To do
Below, locate the line that contains "Convert this chart to D3.js code.". Repeat exactly from that line to the line that contains "586, 640, 696, 803, 857, 884, 924, 948, 964, 1031, 1447];", inclusive, leaving out the pictures.

Data provided
<<<<

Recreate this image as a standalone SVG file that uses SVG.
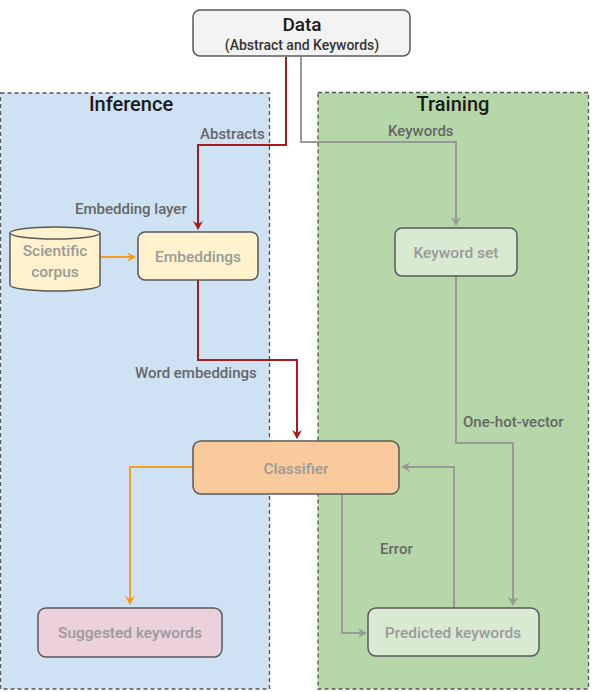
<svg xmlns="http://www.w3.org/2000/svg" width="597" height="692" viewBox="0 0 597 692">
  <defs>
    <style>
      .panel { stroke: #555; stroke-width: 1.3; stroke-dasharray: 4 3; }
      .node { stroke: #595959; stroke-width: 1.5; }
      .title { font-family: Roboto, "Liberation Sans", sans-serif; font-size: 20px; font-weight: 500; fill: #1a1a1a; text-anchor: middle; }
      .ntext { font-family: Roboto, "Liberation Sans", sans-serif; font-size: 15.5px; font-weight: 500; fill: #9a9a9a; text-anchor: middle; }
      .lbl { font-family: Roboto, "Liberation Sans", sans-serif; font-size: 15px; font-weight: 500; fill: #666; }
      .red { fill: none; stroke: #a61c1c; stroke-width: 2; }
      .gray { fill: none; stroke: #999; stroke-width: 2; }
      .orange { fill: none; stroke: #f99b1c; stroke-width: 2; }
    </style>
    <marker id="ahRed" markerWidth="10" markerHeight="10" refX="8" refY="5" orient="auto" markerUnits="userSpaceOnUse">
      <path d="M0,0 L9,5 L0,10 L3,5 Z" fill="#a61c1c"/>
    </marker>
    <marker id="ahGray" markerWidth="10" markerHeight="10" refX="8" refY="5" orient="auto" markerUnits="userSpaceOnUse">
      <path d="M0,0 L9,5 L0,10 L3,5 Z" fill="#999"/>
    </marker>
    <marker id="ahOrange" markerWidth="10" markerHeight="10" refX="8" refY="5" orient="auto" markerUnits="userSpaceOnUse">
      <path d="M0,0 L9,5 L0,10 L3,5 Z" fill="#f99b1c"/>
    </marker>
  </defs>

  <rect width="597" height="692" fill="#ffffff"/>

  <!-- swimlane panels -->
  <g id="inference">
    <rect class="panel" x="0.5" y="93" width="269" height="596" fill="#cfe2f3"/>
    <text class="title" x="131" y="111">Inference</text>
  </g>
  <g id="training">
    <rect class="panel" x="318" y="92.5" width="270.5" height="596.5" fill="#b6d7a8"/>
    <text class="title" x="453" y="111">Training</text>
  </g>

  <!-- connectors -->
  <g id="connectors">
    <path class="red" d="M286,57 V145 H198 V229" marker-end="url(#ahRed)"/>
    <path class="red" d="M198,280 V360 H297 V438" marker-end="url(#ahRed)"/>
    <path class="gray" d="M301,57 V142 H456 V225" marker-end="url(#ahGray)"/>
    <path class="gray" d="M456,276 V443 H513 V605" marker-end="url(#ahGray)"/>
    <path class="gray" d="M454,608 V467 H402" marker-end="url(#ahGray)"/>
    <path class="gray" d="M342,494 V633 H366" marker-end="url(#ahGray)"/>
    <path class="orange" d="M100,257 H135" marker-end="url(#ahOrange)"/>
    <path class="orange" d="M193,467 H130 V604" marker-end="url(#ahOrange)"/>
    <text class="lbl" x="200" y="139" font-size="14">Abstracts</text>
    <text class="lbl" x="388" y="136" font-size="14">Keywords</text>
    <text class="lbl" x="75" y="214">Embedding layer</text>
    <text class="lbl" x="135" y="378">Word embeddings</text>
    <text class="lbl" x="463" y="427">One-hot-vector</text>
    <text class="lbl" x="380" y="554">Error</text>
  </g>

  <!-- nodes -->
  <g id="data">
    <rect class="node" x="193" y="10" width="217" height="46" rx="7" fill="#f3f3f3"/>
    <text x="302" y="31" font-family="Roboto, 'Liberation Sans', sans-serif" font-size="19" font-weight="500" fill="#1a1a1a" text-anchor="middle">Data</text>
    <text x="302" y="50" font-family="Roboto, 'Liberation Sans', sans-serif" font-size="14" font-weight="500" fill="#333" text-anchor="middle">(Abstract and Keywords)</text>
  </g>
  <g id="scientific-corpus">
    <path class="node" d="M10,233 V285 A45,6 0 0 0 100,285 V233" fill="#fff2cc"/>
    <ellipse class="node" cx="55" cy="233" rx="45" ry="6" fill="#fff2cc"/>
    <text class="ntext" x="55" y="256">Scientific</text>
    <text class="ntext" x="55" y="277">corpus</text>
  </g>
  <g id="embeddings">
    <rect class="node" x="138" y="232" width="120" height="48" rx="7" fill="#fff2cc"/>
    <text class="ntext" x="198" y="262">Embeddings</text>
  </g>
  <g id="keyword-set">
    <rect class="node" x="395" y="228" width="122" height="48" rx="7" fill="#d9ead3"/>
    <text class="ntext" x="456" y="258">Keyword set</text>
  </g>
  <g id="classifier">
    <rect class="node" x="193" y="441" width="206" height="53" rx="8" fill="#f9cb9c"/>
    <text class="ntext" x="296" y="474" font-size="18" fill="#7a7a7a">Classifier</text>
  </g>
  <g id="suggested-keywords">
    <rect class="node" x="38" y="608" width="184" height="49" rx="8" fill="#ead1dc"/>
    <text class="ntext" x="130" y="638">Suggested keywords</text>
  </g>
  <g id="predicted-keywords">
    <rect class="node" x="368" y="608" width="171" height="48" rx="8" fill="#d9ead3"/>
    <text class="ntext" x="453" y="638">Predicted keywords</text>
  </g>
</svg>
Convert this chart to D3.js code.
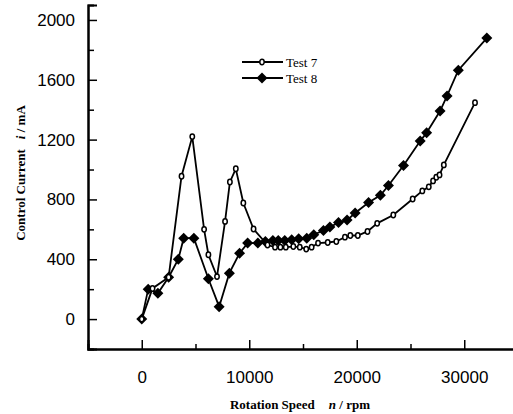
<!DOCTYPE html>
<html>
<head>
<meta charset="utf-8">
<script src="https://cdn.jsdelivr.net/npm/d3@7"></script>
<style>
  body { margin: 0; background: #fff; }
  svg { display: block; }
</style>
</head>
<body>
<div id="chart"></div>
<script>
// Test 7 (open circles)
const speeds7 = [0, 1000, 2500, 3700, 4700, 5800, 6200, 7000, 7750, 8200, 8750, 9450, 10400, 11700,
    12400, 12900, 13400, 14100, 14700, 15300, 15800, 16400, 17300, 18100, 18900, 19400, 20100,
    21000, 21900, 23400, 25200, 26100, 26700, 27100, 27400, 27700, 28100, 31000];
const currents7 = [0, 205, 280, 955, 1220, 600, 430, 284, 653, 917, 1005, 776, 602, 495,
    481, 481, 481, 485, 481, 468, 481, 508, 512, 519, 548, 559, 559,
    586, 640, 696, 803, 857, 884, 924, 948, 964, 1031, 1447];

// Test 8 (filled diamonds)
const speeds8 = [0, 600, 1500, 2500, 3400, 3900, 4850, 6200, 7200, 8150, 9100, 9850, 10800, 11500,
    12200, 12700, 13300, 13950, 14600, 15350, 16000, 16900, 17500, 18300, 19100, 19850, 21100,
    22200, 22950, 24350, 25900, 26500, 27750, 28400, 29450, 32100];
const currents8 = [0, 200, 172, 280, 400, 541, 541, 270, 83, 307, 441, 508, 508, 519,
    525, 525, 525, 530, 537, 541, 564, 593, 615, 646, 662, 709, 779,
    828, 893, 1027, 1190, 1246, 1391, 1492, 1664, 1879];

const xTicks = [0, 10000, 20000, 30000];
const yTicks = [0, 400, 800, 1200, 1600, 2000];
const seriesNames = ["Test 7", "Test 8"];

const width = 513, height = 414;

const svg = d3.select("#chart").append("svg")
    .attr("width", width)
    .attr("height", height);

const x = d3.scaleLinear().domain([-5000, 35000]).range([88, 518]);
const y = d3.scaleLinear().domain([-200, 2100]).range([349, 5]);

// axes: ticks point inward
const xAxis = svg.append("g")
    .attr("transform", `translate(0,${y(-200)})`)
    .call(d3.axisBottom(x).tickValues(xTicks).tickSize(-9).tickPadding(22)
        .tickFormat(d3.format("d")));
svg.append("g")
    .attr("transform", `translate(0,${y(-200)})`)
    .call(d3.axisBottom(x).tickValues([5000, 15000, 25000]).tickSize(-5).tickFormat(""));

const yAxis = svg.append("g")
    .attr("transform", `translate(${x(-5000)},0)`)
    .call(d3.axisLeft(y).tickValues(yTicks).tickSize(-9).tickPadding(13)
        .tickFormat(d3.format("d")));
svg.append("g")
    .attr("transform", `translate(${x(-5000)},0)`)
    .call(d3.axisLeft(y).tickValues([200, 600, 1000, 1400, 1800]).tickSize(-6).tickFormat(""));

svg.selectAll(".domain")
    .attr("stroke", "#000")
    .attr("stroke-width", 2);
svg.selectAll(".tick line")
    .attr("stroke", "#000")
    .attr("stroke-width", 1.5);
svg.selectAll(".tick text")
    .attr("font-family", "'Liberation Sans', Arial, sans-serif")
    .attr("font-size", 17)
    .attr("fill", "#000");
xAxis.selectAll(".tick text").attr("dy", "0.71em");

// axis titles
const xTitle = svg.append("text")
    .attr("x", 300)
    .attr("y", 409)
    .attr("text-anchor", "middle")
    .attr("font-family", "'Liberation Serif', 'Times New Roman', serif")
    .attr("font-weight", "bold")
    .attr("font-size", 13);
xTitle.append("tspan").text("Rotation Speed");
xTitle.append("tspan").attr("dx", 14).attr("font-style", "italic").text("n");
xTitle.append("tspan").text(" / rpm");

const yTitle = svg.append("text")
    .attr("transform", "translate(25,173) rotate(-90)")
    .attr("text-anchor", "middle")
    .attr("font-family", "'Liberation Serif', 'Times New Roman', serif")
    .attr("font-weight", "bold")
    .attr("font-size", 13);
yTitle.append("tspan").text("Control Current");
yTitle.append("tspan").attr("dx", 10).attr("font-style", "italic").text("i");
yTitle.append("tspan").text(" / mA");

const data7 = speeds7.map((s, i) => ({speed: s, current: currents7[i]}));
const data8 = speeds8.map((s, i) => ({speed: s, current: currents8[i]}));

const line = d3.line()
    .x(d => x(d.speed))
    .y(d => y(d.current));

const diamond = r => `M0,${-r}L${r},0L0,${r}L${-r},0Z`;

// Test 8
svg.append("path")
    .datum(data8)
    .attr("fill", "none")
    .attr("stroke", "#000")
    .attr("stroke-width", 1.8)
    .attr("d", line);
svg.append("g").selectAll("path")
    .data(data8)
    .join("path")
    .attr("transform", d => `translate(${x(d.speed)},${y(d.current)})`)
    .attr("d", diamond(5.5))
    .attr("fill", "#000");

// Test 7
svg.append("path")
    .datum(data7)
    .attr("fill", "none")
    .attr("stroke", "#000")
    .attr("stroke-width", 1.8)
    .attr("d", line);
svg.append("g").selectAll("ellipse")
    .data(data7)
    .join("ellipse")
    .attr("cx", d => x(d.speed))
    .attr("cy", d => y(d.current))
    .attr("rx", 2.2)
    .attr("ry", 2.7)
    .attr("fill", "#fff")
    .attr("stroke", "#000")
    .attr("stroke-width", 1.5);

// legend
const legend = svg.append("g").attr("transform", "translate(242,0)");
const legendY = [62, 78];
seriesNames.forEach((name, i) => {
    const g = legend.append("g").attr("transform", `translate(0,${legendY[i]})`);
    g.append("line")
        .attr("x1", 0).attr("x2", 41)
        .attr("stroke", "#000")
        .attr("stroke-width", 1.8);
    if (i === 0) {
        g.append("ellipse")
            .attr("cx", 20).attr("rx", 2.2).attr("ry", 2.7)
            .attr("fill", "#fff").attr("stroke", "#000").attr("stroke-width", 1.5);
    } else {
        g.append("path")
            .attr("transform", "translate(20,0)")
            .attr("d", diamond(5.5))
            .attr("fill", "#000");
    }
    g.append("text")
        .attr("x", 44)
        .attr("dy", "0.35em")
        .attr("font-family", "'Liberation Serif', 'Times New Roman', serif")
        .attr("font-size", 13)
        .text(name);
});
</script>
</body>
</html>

>>>>

Written solution
Convert this chart to D3.js code.
<!DOCTYPE html>
<html>
<head>
<meta charset="utf-8">
<script src="https://cdn.jsdelivr.net/npm/d3@7"></script>
<style>
  body { margin: 0; background: #fff; }
  svg { display: block; }
</style>
</head>
<body>
<div id="chart"></div>
<script>
// Test 7 (open circles)
const speeds7 = [0, 1000, 2500, 3700, 4700, 5800, 6200, 7000, 7750, 8200, 8750, 9450, 10400, 11700,
    12400, 12900, 13400, 14100, 14700, 15300, 15800, 16400, 17300, 18100, 18900, 19400, 20100,
    21000, 21900, 23400, 25200, 26100, 26700, 27100, 27400, 27700, 28100, 31000];
const currents7 = [0, 205, 280, 955, 1220, 600, 430, 284, 653, 917, 1005, 776, 602, 495,
    481, 481, 481, 485, 481, 468, 481, 508, 512, 519, 548, 559, 559,
    586, 640, 696, 803, 857, 884, 924, 948, 964, 1031, 1447];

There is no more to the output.